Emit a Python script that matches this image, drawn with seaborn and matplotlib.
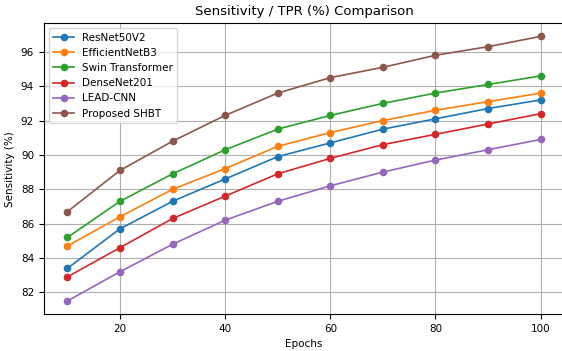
import matplotlib
matplotlib.use("Agg")
import matplotlib.pyplot as plt
import pandas as pd
import seaborn as sns

EPOCHS = [10, 20, 30, 40, 50, 60, 70, 80, 90, 100]
MODELS = ["ResNet50V2", "EfficientNetB3", "Swin Transformer", "DenseNet201", "LEAD-CNN", "Proposed SHBT"]
RESNET50V2 = [83.4, 85.7, 87.3, 88.6, 89.9, 90.7, 91.5, 92.1, 92.7, 93.2]
EFFICIENTNETB3 = [84.7, 86.4, 88.0, 89.2, 90.5, 91.3, 92.0, 92.6, 93.1, 93.6]
SWIN = [85.2, 87.3, 88.9, 90.3, 91.5, 92.3, 93.0, 93.6, 94.1, 94.6]
DENSENET201 = [82.9, 84.6, 86.3, 87.6, 88.9, 89.8, 90.6, 91.2, 91.8, 92.4]
LEAD_CNN = [81.5, 83.2, 84.8, 86.2, 87.3, 88.2, 89.0, 89.7, 90.3, 90.9]
SHBT = [86.7, 89.1, 90.8, 92.3, 93.6, 94.5, 95.1, 95.8, 96.3, 96.9]

series = [RESNET50V2, EFFICIENTNETB3, SWIN, DENSENET201, LEAD_CNN, SHBT]
rows = []
for model, values in zip(MODELS, series):
    for epoch, value in zip(EPOCHS, values):
        rows.append({"Epochs": epoch, "Sensitivity": value, "Model": model})
df = pd.DataFrame(rows)

fig, ax = plt.subplots(figsize=(5.62, 3.51), dpi=100)
sns.lineplot(
    data=df, x="Epochs", y="Sensitivity", hue="Model", hue_order=MODELS,
    palette="tab10", marker="o", markersize=5.5, markeredgewidth=0,
    linewidth=1.2, ax=ax,
)
ax.grid(True, color="#b0b0b0", linewidth=0.8)
ax.set_title("Sensitivity / TPR (%) Comparison", fontsize=9.5)
ax.set_xlabel("Epochs", fontsize=7.5)
ax.set_ylabel("Sensitivity (%)", fontsize=7.5)
ax.tick_params(labelsize=7.5)
ax.set_xticks([20, 40, 60, 80, 100])
ax.set_yticks([82, 84, 86, 88, 90, 92, 94, 96])
ax.legend(loc="upper left", fontsize=7.5, title=None)
# the source image crops off the right spine
fig.subplots_adjust(left=0.078, right=1.004, top=0.934, bottom=0.105)
fig.savefig("out.png", dpi=100)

WHAT TO WORK ON => Repeat the data exactly, excluding the pictures.

ANSWER TO THIS EXERCISE =>
Emit a Python script that matches this image, drawn with seaborn and matplotlib.
import matplotlib
matplotlib.use("Agg")
import matplotlib.pyplot as plt
import pandas as pd
import seaborn as sns

EPOCHS = [10, 20, 30, 40, 50, 60, 70, 80, 90, 100]
MODELS = ["ResNet50V2", "EfficientNetB3", "Swin Transformer", "DenseNet201", "LEAD-CNN", "Proposed SHBT"]
RESNET50V2 = [83.4, 85.7, 87.3, 88.6, 89.9, 90.7, 91.5, 92.1, 92.7, 93.2]
EFFICIENTNETB3 = [84.7, 86.4, 88.0, 89.2, 90.5, 91.3, 92.0, 92.6, 93.1, 93.6]
SWIN = [85.2, 87.3, 88.9, 90.3, 91.5, 92.3, 93.0, 93.6, 94.1, 94.6]
DENSENET201 = [82.9, 84.6, 86.3, 87.6, 88.9, 89.8, 90.6, 91.2, 91.8, 92.4]
LEAD_CNN = [81.5, 83.2, 84.8, 86.2, 87.3, 88.2, 89.0, 89.7, 90.3, 90.9]
SHBT = [86.7, 89.1, 90.8, 92.3, 93.6, 94.5, 95.1, 95.8, 96.3, 96.9]

series = [RESNET50V2, EFFICIENTNETB3, SWIN, DENSENET201, LEAD_CNN, SHBT]
rows = []
for model, values in zip(MODELS, series):
    for epoch, value in zip(EPOCHS, values):
        rows.append({"Epochs": epoch, "Sensitivity": value, "Model": model})
df = pd.DataFrame(rows)

fig, ax = plt.subplots(figsize=(5.62, 3.51), dpi=100)
sns.lineplot(
    data=df, x="Epochs", y="Sensitivity", hue="Model", hue_order=MODELS,
    palette="tab10", marker="o", markersize=5.5, markeredgewidth=0,
    linewidth=1.2, ax=ax,
)
ax.grid(True, color="#b0b0b0", linewidth=0.8)
ax.set_title("Sensitivity / TPR (%) Comparison", fontsize=9.5)
ax.set_xlabel("Epochs", fontsize=7.5)
ax.set_ylabel("Sensitivity (%)", fontsize=7.5)
ax.tick_params(labelsize=7.5)
ax.set_xticks([20, 40, 60, 80, 100])
ax.set_yticks([82, 84, 86, 88, 90, 92, 94, 96])
ax.legend(loc="upper left", fontsize=7.5, title=None)
# the source image crops off the right spine
fig.subplots_adjust(left=0.078, right=1.004, top=0.934, bottom=0.105)
fig.savefig("out.png", dpi=100)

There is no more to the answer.